THE high school students gathered around the table are black, white, and Hispanic. ``This is only my opinion,'' says senior Tamara Jozo a little tentatively, but ``black people can dance.''
The black students laugh. Tamara tells how her black friends taught her to dance - so well, in fact, that at one party she attracted the attention of a young black.
``He has this look on his face and he bursts out laughing,'' she recalls. ``And he comes up to me and - it was really great - he said: `You can dance.'''
Welcome to Kalamazoo Central High School 1989. A generation ago, when this western Michigan city was in the midst of racial turmoil, this conversation would not have taken place.
Today, it is almost commonplace, a testimony that integration has achieved at least one goal here: the easing of racial tensions in the schools.
``I think it's better,'' says Brandon Woolfolk, a senior football player. ``Sports brings blacks and whites together.''
``It's that way on the women's basketball team,'' adds sophomore Trina Burnett. In fact, black members of the team often have to stand up for their white teammates, she says, because blacks from other teams assume that white players are inferior and try to intimidate them.
The students here at Kalamazoo Central High School represent the first full generation of desegregation here.
Almost all of them were born after a federal judge ordered the local schools to integrate in 1971. They have no memory of the racial fighting that took place here in the schools before and after that court decision.
Racism has not been wiped out, the students caution. Even among this group of students, there are uncomfortable moments.
``I just felt that black history month was rammed down my throat,'' junior Emily Horvath says.
The students don't agree on the official observation of Martin Luther King Day either. But it is clearly better than the period before and during the initial desegregation, according to longtime school officials.
``I remember parents being very volatile - both whites and minorities,'' says Sharon Lockett, principal of Oakwood Elementary School. ``Children fought a lot more then.''
``We had fights every day,'' recalls John Caldwell, who came to the old Central High School as an assistant principal in 1968, four days after the assassination of Martin Luther King Jr.
When the desegregation began, many parents either moved away or put their children into private schools.
But the furor here, which never reached the violent level of Boston or Detroit, died down during the '70s. By 1977, a report on Kalamazoo by the US Commission on Civil Rights concluded: ``Student interracial violence, a major problem in secondary schools during the four years preceding desegregation, is no longer a problem in the schools.''
Yet for all the social gains desegregation has fostered, its educational promise remains unfulfilled. Even most of its proponents argue that physically mixing the races has not closed the gap between white and black achievement.
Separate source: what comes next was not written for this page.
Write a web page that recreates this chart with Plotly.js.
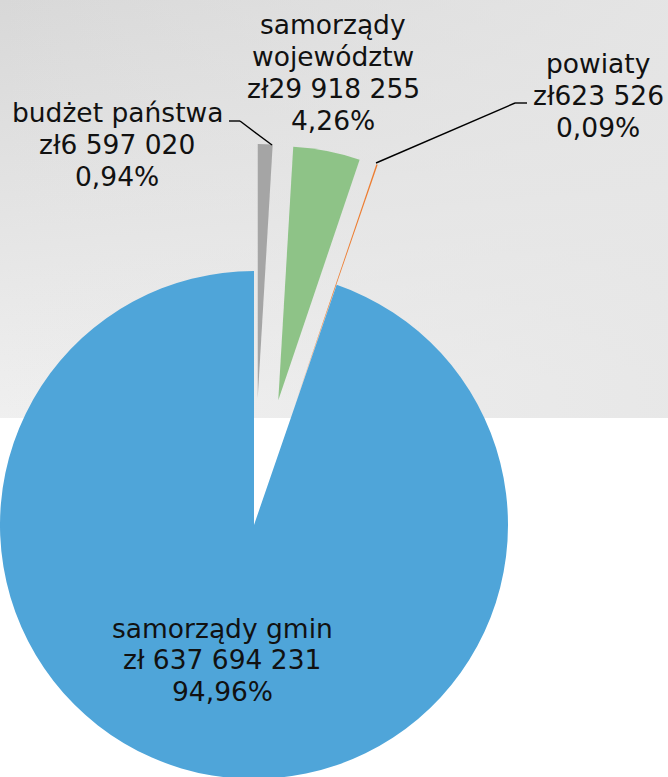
<!DOCTYPE html>
<html>
<head>
<meta charset="utf-8">
<script src="https://cdn.plot.ly/plotly-3.0.1.min.js"></script>
<style>
html, body { margin: 0; padding: 0; overflow: hidden; background: #ffffff; width: 668px; height: 777px; }
#chart { position: absolute; left: -127px; top: 0; }
</style>
</head>
<body>
<div id="chart"></div>
<script>
// ---- data ----
const categories = ['budżet państwa', 'samorządy województw', 'powiaty', 'samorządy gmin'];
const labelNames = ['budżet państwa', 'samorządy<br>województw', 'powiaty', 'samorządy gmin'];
const amounts = [6597020, 29918255, 623526, 637694231];
const currencyPrefix = ['zł', 'zł', 'zł', 'zł '];
const shares = [0.94, 4.26, 0.09, 94.96];
const colors = ['#a5a5a5', '#8ec387', '#ed7d31', '#4fa5d9'];
const pulls = [0.5, 0.5, 0.5, 0];

// ---- helpers ----
function fmtAmount(v) {
  return String(v).replace(/\B(?=(\d{3})+(?!\d))/g, ' ');
}
function fmtShare(s) {
  return s.toFixed(2).replace('.', ',') + '%';
}
// page geometry: the plot div is shifted left by 127px
const SHIFT = 127, W = 795, H = 906, TOP = 144, PH = H - TOP;
const px = x => (x + SHIFT) / W;
const py = y => 1 - (y - TOP) / PH;

// label block placement: centre x and centre y of the first line
const labelPos = [
  {x: 117, y: 113},
  {x: 333, y: 25},
  {x: 598, y: 64},
  {x: 222, y: 628}
];
const LINE = 31.7;

const annotations = [];
categories.forEach((c, i) => {
  const lines = labelNames[i].split('<br>').concat([
    currencyPrefix[i] + fmtAmount(amounts[i]),
    fmtShare(shares[i])
  ]);
  lines.forEach((t, k) => {
    annotations.push({
      xref: 'paper', yref: 'paper',
      x: px(labelPos[i].x), y: py(labelPos[i].y + k * LINE),
      xanchor: 'center', yanchor: 'middle',
      showarrow: false,
      text: t,
      font: {family: 'DejaVu Sans, Verdana, sans-serif', size: 26.5, color: '#111111'}
    });
  });
});

function seg(x0, y0, x1, y1) {
  return {type: 'line', xref: 'paper', yref: 'paper',
    x0: px(x0), y0: py(y0), x1: px(x1), y1: py(y1),
    line: {color: '#000000', width: 1.4}, layer: 'above'};
}
const shapes = [
  seg(229, 121, 240, 121), seg(240, 121, 272, 145),
  seg(376, 163, 515, 103), seg(515, 103, 527, 103)
];

const bgSvg = '<svg xmlns="http://www.w3.org/2000/svg" width="668" height="418" preserveAspectRatio="none">' +
  '<defs><linearGradient id="v" x1="0" y1="0" x2="0.15" y2="1">' +
  '<stop offset="0" stop-color="#d8d8d8"/><stop offset="1" stop-color="#f0f0f0"/></linearGradient>' +
  '<linearGradient id="h" x1="0" y1="0" x2="1" y2="0">' +
  '<stop offset="0" stop-color="#e6e6e6" stop-opacity="0"/><stop offset="1" stop-color="#e6e6e6" stop-opacity="0.85"/></linearGradient></defs>' +
  '<rect width="668" height="418" fill="url(#v)"/><rect width="668" height="418" fill="url(#h)"/></svg>';

const images = [{
  source: 'data:image/svg+xml;charset=utf-8,' + encodeURIComponent(bgSvg),
  xref: 'paper', yref: 'paper',
  x: px(0), y: py(0), sizex: px(668) - px(0), sizey: py(0) - py(418),
  xanchor: 'left', yanchor: 'top', sizing: 'stretch', layer: 'below'
}];

const trace = {
  type: 'pie',
  labels: categories,
  values: shares,
  marker: {colors: colors, line: {width: 0}},
  pull: pulls,
  sort: false,
  direction: 'clockwise',
  rotation: 0,
  textinfo: 'none',
  hoverinfo: 'none',
  domain: {x: [0, 762 / W], y: [0, 1]}
};

const layout = {
  width: W, height: H,
  margin: {l: 0, r: 0, t: TOP, b: 0, pad: 0},
  showlegend: false,
  paper_bgcolor: 'rgba(0,0,0,0)',
  plot_bgcolor: 'rgba(0,0,0,0)',
  annotations: annotations,
  shapes: shapes,
  images: images
};

Plotly.newPlot('chart', [trace], layout, {displayModeBar: false, staticPlot: true});
</script>
</body>
</html>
``In the area of achievement, I don't think we have seen happen what we had hoped would happen,'' says Karl Sandelin, a former Kalamazoo school board member and longtime desegregation supporter.
`IT'S educational problems we have now,'' adds Duane Roberts, who led the legal fight of the National Association for the Advancement of Colored People to desegregate the schools.
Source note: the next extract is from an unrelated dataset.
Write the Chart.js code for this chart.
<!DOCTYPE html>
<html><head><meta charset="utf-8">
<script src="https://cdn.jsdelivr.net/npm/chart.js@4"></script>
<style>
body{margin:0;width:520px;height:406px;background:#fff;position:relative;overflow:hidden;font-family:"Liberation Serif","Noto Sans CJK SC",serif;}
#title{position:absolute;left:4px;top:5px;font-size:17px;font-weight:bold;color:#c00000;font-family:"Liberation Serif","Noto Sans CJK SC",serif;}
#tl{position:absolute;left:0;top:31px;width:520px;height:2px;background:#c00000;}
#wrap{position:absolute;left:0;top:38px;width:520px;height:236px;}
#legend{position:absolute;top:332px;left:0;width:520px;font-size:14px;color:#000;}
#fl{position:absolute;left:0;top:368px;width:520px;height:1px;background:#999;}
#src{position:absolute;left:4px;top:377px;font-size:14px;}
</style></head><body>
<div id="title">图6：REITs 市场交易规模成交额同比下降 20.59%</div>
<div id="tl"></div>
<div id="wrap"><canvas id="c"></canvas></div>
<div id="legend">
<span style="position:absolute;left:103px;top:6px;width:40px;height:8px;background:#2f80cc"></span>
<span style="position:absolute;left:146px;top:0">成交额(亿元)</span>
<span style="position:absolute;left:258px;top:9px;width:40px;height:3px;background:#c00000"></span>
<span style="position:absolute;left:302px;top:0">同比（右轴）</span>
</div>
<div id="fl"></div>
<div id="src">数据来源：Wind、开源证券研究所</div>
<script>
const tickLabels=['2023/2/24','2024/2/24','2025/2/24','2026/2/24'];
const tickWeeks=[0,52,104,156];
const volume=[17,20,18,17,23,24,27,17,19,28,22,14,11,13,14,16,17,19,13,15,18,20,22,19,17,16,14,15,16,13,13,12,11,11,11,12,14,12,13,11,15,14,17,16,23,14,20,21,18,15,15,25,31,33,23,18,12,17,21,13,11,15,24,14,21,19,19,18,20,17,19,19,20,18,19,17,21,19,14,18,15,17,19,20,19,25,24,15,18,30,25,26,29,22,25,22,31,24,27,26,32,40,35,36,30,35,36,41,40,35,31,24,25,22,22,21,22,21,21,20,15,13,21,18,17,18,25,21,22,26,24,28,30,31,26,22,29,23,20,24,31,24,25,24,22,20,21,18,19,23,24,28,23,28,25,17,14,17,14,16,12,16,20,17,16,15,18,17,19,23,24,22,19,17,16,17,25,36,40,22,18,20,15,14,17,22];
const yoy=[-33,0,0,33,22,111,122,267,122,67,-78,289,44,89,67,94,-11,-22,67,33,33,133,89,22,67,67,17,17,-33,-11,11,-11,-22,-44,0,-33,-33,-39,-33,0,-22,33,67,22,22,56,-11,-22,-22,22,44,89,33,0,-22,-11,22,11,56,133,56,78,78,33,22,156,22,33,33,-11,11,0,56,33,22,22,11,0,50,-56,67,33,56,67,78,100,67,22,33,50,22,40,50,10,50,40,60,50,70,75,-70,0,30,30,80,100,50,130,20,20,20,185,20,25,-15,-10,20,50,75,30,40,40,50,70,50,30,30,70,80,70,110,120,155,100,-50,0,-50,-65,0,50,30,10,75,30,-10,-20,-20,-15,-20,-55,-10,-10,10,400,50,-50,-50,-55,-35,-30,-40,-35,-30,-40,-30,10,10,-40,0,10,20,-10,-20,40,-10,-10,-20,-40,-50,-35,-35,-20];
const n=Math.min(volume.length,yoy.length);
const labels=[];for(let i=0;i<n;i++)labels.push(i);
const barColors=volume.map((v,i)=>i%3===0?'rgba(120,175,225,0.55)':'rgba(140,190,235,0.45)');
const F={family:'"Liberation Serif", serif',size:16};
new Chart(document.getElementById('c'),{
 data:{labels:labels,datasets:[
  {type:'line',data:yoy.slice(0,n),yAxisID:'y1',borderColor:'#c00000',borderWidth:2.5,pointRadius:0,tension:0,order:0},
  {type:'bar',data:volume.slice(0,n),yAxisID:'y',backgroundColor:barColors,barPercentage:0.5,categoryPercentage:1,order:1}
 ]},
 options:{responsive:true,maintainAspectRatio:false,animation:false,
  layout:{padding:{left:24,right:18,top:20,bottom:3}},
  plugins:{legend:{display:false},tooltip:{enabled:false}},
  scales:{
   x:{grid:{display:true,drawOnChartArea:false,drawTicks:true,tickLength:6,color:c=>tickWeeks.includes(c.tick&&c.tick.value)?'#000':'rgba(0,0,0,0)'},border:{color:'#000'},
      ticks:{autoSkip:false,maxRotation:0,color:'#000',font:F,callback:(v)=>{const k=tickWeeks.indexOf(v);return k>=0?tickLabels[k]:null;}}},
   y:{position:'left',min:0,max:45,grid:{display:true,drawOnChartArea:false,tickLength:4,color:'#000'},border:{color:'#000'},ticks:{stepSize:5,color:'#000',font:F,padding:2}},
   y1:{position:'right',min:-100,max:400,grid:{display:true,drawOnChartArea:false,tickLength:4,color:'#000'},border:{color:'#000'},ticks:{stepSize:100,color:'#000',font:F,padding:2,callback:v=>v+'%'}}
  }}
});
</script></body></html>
Some local critics go even farther.
``I would say the black has suffered most of all,'' says Dale Pattison, a history professor at Western Michigan University and an outspoken critic of the schools. In pushing for racial balance, he contends, school officials lost sight of educational needs and students suffered.
Michigan testing scores show that fourth- and seventh-grade reading and math scores fell slightly between 1974 and 1988 compared with state averages.
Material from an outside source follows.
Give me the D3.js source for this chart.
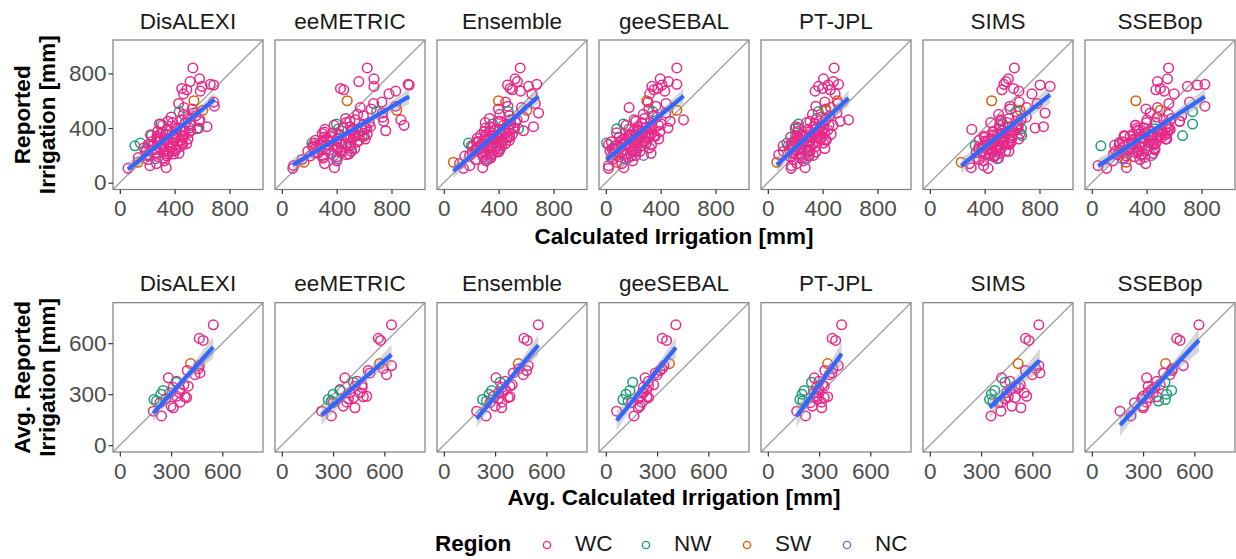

On the other hand, the city continues to rank above state and national averages on college entrance exams - the American College Test and the Scholastic Aptitude Test.
``When you first desegregate a school system, you have to deal with a whole set of problems of just getting along,'' says Frank Rapley, superintendent of Kalamazoo Public Schools. The next issue is fairness: Are there enough black cheerleaders, for example. Only then does the system tackle educational achievement, he says.
``It takes 10, 15, 20 years,'' Mr. Rapley says. But ``we want excellence for everyone - not for just some.''
The school district is already trying to boost educational achievement among minorities. One approach is a four-year-old program called the Program for Minority Student Achievement. It gives extra classes to first through fourth-graders who have not mastered the week's lessons using the traditional approach.
``The bottom line is that all children can learn,'' says Martha Warfield, director of the program. If they can't learn it in a traditional manner, the instructors use other ways to get the lesson across, such as using pocket change to teach math.
The district has also begun a math and science center for its best students. But that too is drawing concerns because of the low rate of minority enrollment.
``I saw gifted-and-talented [programs] as a way of segregating people,'' says Ms. Warfield's husband, Charles C., a former school board member. On paper, black students may have equal opportunity, he says, but in reality, desegregation has not given them meaningful chances to reach their potential.
``We are back to the subject we have always had: educating young people well,'' says Gerry Thomas, a former school board member and longtime desegregation proponent.